Since November 2024, the average daily BTC inflow to exchanges has dropped sharply from 81,000 BTC to just 29,000 BTC, marking a 64% decline. This is occurring despite Bitcoin recently reaching all-time highs, surpassing $100,000, and currently trading around $84,266.36. At first glance, this mismatch between lower sell volumes and high prices may seem counterintuitive. However, for pro-crypto analysts, it signals a healthy market consolidation rather than a downturn.
Could a New Supply Squeeze be Around the Corner?
The logic behind this trend is simple yet powerful: fewer Bitcoins flowing into exchanges means fewer coins are available to sell. And if demand stays strong or increases, prices may be setting up for another major move. This is what Adler refers to as the “zone of asymmetric demand”, a critical turning point where limited supply meets growing buying interest.
Over the past 24 hours, BTC has seen a slight increase of 0.77%, reaching a market capitalization of $1.67 trillion.
Additional data from platforms like Binance and Coinbase show that short-term traders are adopting a more neutral stance, with a dramatic drop in BTC sent to Binance, only 6,300 BTC versus an average of 24,700 BTC sent to other exchanges. This supports the idea that many investors are opting to hold their Bitcoin in cold wallets, away from impulsive selling.

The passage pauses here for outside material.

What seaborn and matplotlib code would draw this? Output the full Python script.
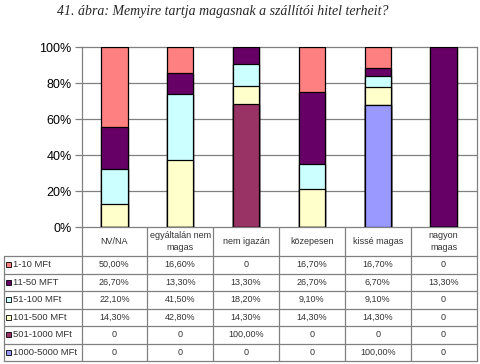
import numpy as np
import pandas as pd
import seaborn as sns
import matplotlib.pyplot as plt
from matplotlib.patches import Rectangle

categories = ["NV/NA", "egyáltalán nem\nmagas", "nem igazán", "közepesen", "kissé magas", "nagyon\nmagas"]
series_names = ["1-10 MFt", "11-50 MFT", "51-100 MFt", "101-500 MFt", "501-1000 MFt", "1000-5000 MFt"]
v_1_10 = [50.0, 16.6, 0, 16.7, 16.7, 0]
v_11_50 = [26.7, 13.3, 13.3, 26.7, 6.7, 13.3]
v_51_100 = [22.1, 41.5, 18.2, 9.1, 9.1, 0]
v_101_500 = [14.3, 42.8, 14.3, 14.3, 14.3, 0]
v_501_1000 = [0, 0, 100.0, 0, 0, 0]
v_1000_5000 = [0, 0, 0, 0, 100.0, 0]
colors = ["#FF8080", "#660066", "#CCFFFF", "#FFFFCC", "#993366", "#9999FF"]

values = [v_1_10, v_11_50, v_51_100, v_101_500, v_501_1000, v_1000_5000]
df = pd.DataFrame(values, index=series_names, columns=categories)

# 100% stacked: bottom series is the last row
pct = df / df.sum(axis=0) * 100
cum = pct.iloc[::-1].cumsum()  # bottom -> top cumulative

sns.set_style("white")
plt.rcParams["font.family"] = ["Liberation Sans", "DejaVu Sans"]

fig = plt.figure(figsize=(4.8, 3.64), dpi=100)
W, H = 480, 364
x0, x1 = 81.5, 476.5
y_top, y_bot = 47.3, 227

ax = fig.add_axes([x0 / W, 1 - y_bot / H, (x1 - x0) / W, (y_bot - y_top) / H])

# draw from top layer down so lower layers cover the upper ones
for name in series_names:
    c = colors[series_names.index(name)]
    d = pd.DataFrame({"cat": categories, "val": cum.loc[name].values})
    sns.barplot(data=d, x="cat", y="val", order=categories, color=c, saturation=1,
                edgecolor="black", linewidth=0.9, width=0.4, ax=ax, zorder=3)

ax.set_ylim(0, 100)
ax.set_xlim(-0.5, 5.5)
ax.set_yticks([0, 20, 40, 60, 80, 100])
ax.set_yticklabels([f"{t}%" for t in [0, 20, 40, 60, 80, 100]], fontsize=9, color="black")
ax.set_xticks([])
ax.set_xlabel("")
ax.set_ylabel("")
for t in [20, 40, 60, 80]:
    ax.axhline(t, color="#808080", linewidth=0.9, zorder=1)
ax.tick_params(axis="y", left=True, length=5, width=0.9, color="#808080", pad=2)
for s in ax.spines.values():
    s.set_color("#808080")
    s.set_linewidth(0.9)

fig.text(223 / W, 1 - 12 / H, "41. ábra: Memyire tartja magasnak a szállítói hitel terheit?",
         ha="center", va="center", fontsize=10, style="italic", family="Liberation Serif")

# data table below the chart, drawn in pixel coordinates
tab = fig.add_axes([0, 0, 1, 1])
tab.set_xlim(0, W)
tab.set_ylim(H, 0)
tab.axis("off")
tab.patch.set_alpha(0)

lc = "#808080"
lw = 0.9
col_w = (x1 - x0) / 6
row_lines = [256, 273.5, 291, 308.5, 326, 343.5, 361]
header_top = y_bot

# horizontal lines
for y in row_lines:
    tab.plot([3.5, x1], [y, y], color=lc, lw=lw)
# vertical lines
tab.plot([3.5, 3.5], [row_lines[0], row_lines[-1]], color=lc, lw=lw)
for i in range(7):
    xx = x0 + i * col_w
    tab.plot([xx, xx], [header_top, row_lines[-1]], color=lc, lw=lw)

txt_c = "#333333"
fs = 6.5
for j, cat in enumerate(categories):
    cx = x0 + (j + 0.5) * col_w
    tab.text(cx, (header_top + row_lines[0]) / 2, cat, ha="center", va="center",
             fontsize=fs, color=txt_c, linespacing=1.5)


def fmt(v):
    if v == 0:
        return "0"
    return f"{v:.2f}%".replace(".", ",")


for i, name in enumerate(series_names):
    cy = (row_lines[i] + row_lines[i + 1]) / 2
    tab.add_patch(Rectangle((5.5, cy - 2.5), 5, 5, facecolor=colors[i],
                            edgecolor="black", linewidth=0.6))
    tab.text(13, cy, name, ha="left", va="center", fontsize=fs + 0.3, color=txt_c)
    for j in range(6):
        cx = x0 + (j + 0.5) * col_w
        tab.text(cx, cy, fmt(values[i][j]), ha="center", va="center", fontsize=fs, color=txt_c)

fig.savefig("out.png", dpi=100, facecolor="white")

Outlook for April and May: Consolidation Before The Next Breakout
April may mark a strategic pause before the next major bullish wave. Analysts see a market structure that’s stable, free from speculative excess, and supported by fundamentals that hint at an upcoming supply crunch. If this trend holds, the coming months could present golden opportunities for those betting on the long-term vision of the crypto ecosystem.